On Entanglement and Separability

We present a new necessary and sufficient condition to determine the entanglement status of an arbitrary N-qubit quantum state (maybe pure or mixed) represented by a density matrix. A necessary condition satisfied by separable bipartite quantum states was obtained by A. Peres, [1]. A. Peres showed that if a bipartite state represented by the density matrix is separable then its partial transpose is positive semidefinite and has no negative eigenvalues. In other words, if the partial transpose is not positive semidefinite and so one or more of its eigenvalues are negative then the state represented by the corresponding density matrix is entangled. It was then shown by M. Horodecki et.al, [2], that this necessary condition is also sufficient for two-by-two and two-by-three dimensional systems. However, in other dimensions, it was shown by P. Horodecki, [3], that the criterion due to A. Peres is not sufficient.
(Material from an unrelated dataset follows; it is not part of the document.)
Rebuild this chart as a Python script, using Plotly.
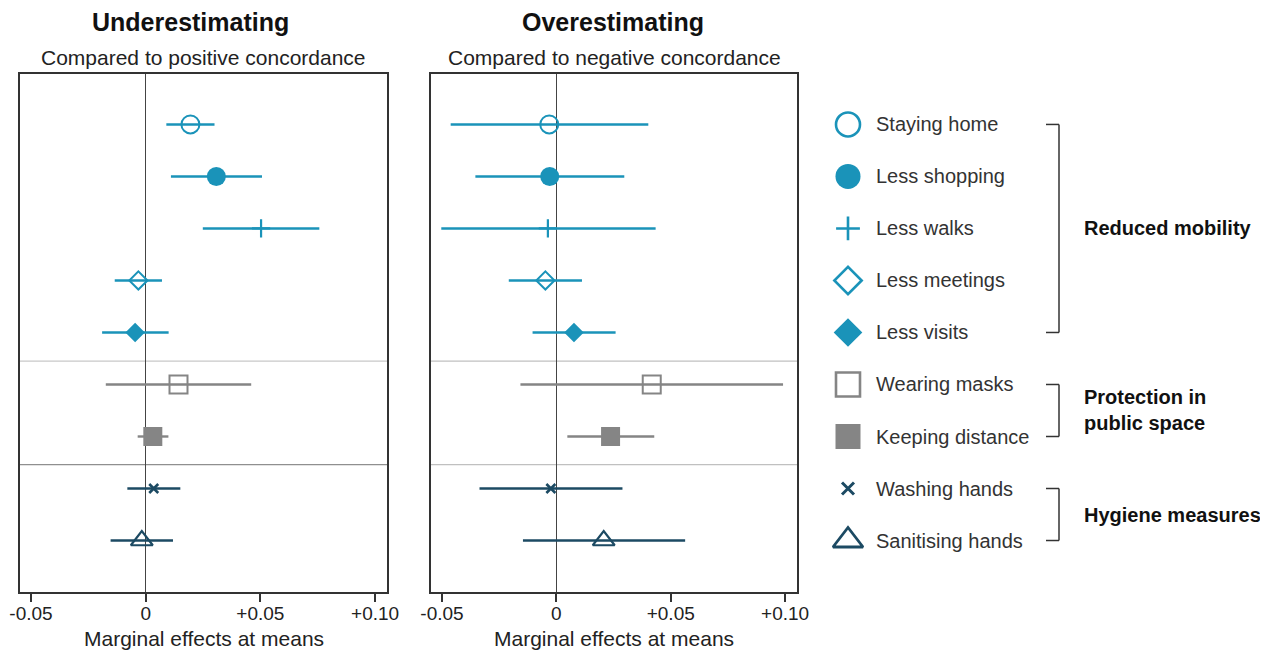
import plotly.graph_objects as go

# ---------------- data ----------------
measures = ["Staying home", "Less shopping", "Less walks", "Less meetings", "Less visits",
            "Wearing masks", "Keeping distance", "Washing hands", "Sanitising hands"]

under_est = [0.0195, 0.0308, 0.0503, -0.0032, -0.0046, 0.0143, 0.0031, 0.0035, -0.0017]
under_lo = [0.0090, 0.0110, 0.0249, -0.0135, -0.0190, -0.0174, -0.0035, -0.0080, -0.0153]
under_hi = [0.0300, 0.0507, 0.0757, 0.0071, 0.0100, 0.0460, 0.0099, 0.0151, 0.0119]

over_est = [-0.0031, -0.0029, -0.0037, -0.0048, 0.0077, 0.0417, 0.0237, -0.0024, 0.0207]
over_lo = [-0.0462, -0.0354, -0.0503, -0.0208, -0.0104, -0.0157, 0.0048, -0.0336, -0.0146]
over_hi = [0.0402, 0.0297, 0.0434, 0.0112, 0.0259, 0.0991, 0.0428, 0.0289, 0.0563]

tick_vals = [-0.05, 0, 0.05, 0.10]
tick_text = ["-0.05", "0", "+0.05", "+0.10"]

groups = ["Reduced mobility", "Protection in<br>public space", "Hygiene measures"]
group_rows = [(0, 4), (5, 6), (7, 8)]
separators = [4.55, 6.54]

# ---------------- styles ----------------
TEAL = "#1a93b9"
GREY = "#858585"
NAVY = "#1c4a63"
colors = [TEAL] * 5 + [GREY] * 2 + [NAVY] * 2
symbols = ["circle-open", "circle", "cross-thin-open", "diamond-open", "diamond",
           "square-open", "square", "x-thin-open", "triangle-up-open"]
sizes = [18, 19, 13, 14, 15, 18, 19, 9, 19]
mline = [2, 0, 2.2, 2, 0, 2, 0, 2.6, 2.2]
leg_sizes = [24, 25, 17, 21, 22, 24, 25, 12, 26]
leg_mline = [2.6, 0, 2.6, 2.6, 0, 2.6, 0, 3.0, 2.8]

FONT = "Liberation Sans, Arial, sans-serif"
W, H = 1268, 650
OFF = 8  # page body margin offset

def px(x):
    return (x - OFF) / W

def py(y):
    return 1 - (y - OFF) / H

fig = go.Figure()

rows = list(range(len(measures)))

def add_panel(est, lo, hi, xa, ya):
    for i in rows:
        fig.add_trace(go.Scatter(
            x=[est[i]], y=[i], xaxis=xa, yaxis=ya, mode="markers",
            marker=dict(symbol=symbols[i], size=sizes[i], color=colors[i], opacity=1,
                        line=dict(color=colors[i], width=mline[i])),
            error_x=dict(type="data", symmetric=False,
                         array=[hi[i] - est[i]], arrayminus=[est[i] - lo[i]],
                         color=colors[i], thickness=2.4, width=0),
            showlegend=False, hoverinfo="skip"))

add_panel(under_est, under_lo, under_hi, "x", "y")
add_panel(over_est, over_lo, over_hi, "x2", "y2")

# legend markers in a third (invisible) axis
for i in rows:
    fig.add_trace(go.Scatter(
        x=[0.5], y=[i], xaxis="x3", yaxis="y3", mode="markers",
        marker=dict(symbol=symbols[i], size=leg_sizes[i], color=colors[i], opacity=1,
                    line=dict(color=colors[i], width=leg_mline[i])),
        showlegend=False, hoverinfo="skip"))

yrange = [8.99, -0.97]
ydom = [py(592), py(74)]

xaxis_common = dict(
    range=[-0.0548, 0.1052], tickvals=tick_vals, ticktext=tick_text,
    ticks="outside", ticklen=8, tickwidth=1.5, tickcolor="#333",
    showline=True, linecolor="#333", linewidth=1.5, mirror=True,
    showgrid=False, zeroline=True, zerolinecolor="#444", zerolinewidth=1.2,
    tickfont=dict(family=FONT, size=19, color="#222"),
    ticklabelstandoff=-5,
    automargin=False,
)
yaxis_common = dict(
    range=yrange, domain=ydom, showticklabels=False, ticks="",
    showline=True, linecolor="#333", linewidth=1.5, mirror=True,
    showgrid=False, zeroline=False, automargin=False,
)

fig.update_layout(
    template="none",
    width=W, height=H, margin=dict(l=0, r=0, t=0, b=0, pad=0, autoexpand=False),
    paper_bgcolor="white", plot_bgcolor="white",
    font=dict(family=FONT, color="#222"),
    xaxis=dict(domain=[px(20), px(387)], anchor="y", **xaxis_common),
    yaxis=dict(anchor="x", **yaxis_common),
    xaxis2=dict(domain=[px(431), px(797)], anchor="y2", **xaxis_common),
    yaxis2=dict(anchor="x2", **yaxis_common),
    xaxis3=dict(domain=[px(830), px(866)], range=[0, 1], anchor="y3", visible=False,
                automargin=False),
    yaxis3=dict(domain=ydom, range=yrange, anchor="x3", visible=False, automargin=False),
)

# separator lines
sep_colors_left = ["#c8c8c8", "#8f8f8f"]
for k, s in enumerate(separators):
    fig.add_shape(type="line", xref="x domain", yref="y", x0=0, x1=1, y0=s, y1=s,
                  line=dict(color=sep_colors_left[k], width=1.2), layer="below")
    fig.add_shape(type="line", xref="x2 domain", yref="y2", x0=0, x1=1, y0=s, y1=s,
                  line=dict(color="#c0c0c0", width=1.2), layer="below")

# titles and axis titles
titles = [("Underestimating", "Compared to positive concordance", 190, (20 + 387) / 2),
          ("Overestimating", "Compared to negative concordance", 613, (431 + 797) / 2)]
for t, sub, tx, cx in titles:
    fig.add_annotation(x=px(tx), y=py(22), xref="paper", yref="paper", text="<b>%s</b>" % t,
                       showarrow=False, xanchor="center", yanchor="middle",
                       font=dict(family=FONT, size=25, color="#111"))
    fig.add_annotation(x=px(cx), y=py(58), xref="paper", yref="paper", text=sub,
                       showarrow=False, xanchor="center", yanchor="middle",
                       font=dict(family=FONT, size=21, color="#222"))
    fig.add_annotation(x=px(cx), y=py(638), xref="paper", yref="paper",
                       text="Marginal effects at means",
                       showarrow=False, xanchor="center", yanchor="middle",
                       font=dict(family=FONT, size=21, color="#222"))

# legend labels
for i, m in enumerate(measures):
    fig.add_annotation(x=px(874), y=i, xref="paper", yref="y3", text=m,
                       showarrow=False, xanchor="left", yanchor="middle",
                       font=dict(family=FONT, size=20, color="#333"))

# brackets and group labels
bx0, bx1 = px(1046), px(1059)
for g, (r0, r1) in zip(groups, group_rows):
    for xr0, xr1, yy0, yy1 in [(bx0, bx1, r0, r0), (bx0, bx1, r1, r1), (bx1, bx1, r0, r1)]:
        fig.add_shape(type="line", xref="paper", yref="y3", x0=xr0, x1=xr1, y0=yy0, y1=yy1,
                      line=dict(color="#333", width=1.5))
    fig.add_annotation(x=px(1082), y=(r0 + r1) / 2, xref="paper", yref="y3", text="<b>%s</b>" % g,
                       showarrow=False, xanchor="left", yanchor="middle", align="left",
                       font=dict(family=FONT, size=20, color="#111"))

fig.write_html("out.html")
In this paper, we develop a new approach and a new criterion for deciding the entanglement status of the states represented by the density matrices corresponding to N-qubit systems. We begin with a 2-qubit case and then show that these results for 2-qubit systems can be extended to N-qubit systems by proceeding along similar lines. We discuss few examples to illustrate the method proposed in this paper for testing the entanglement status of few density matrices.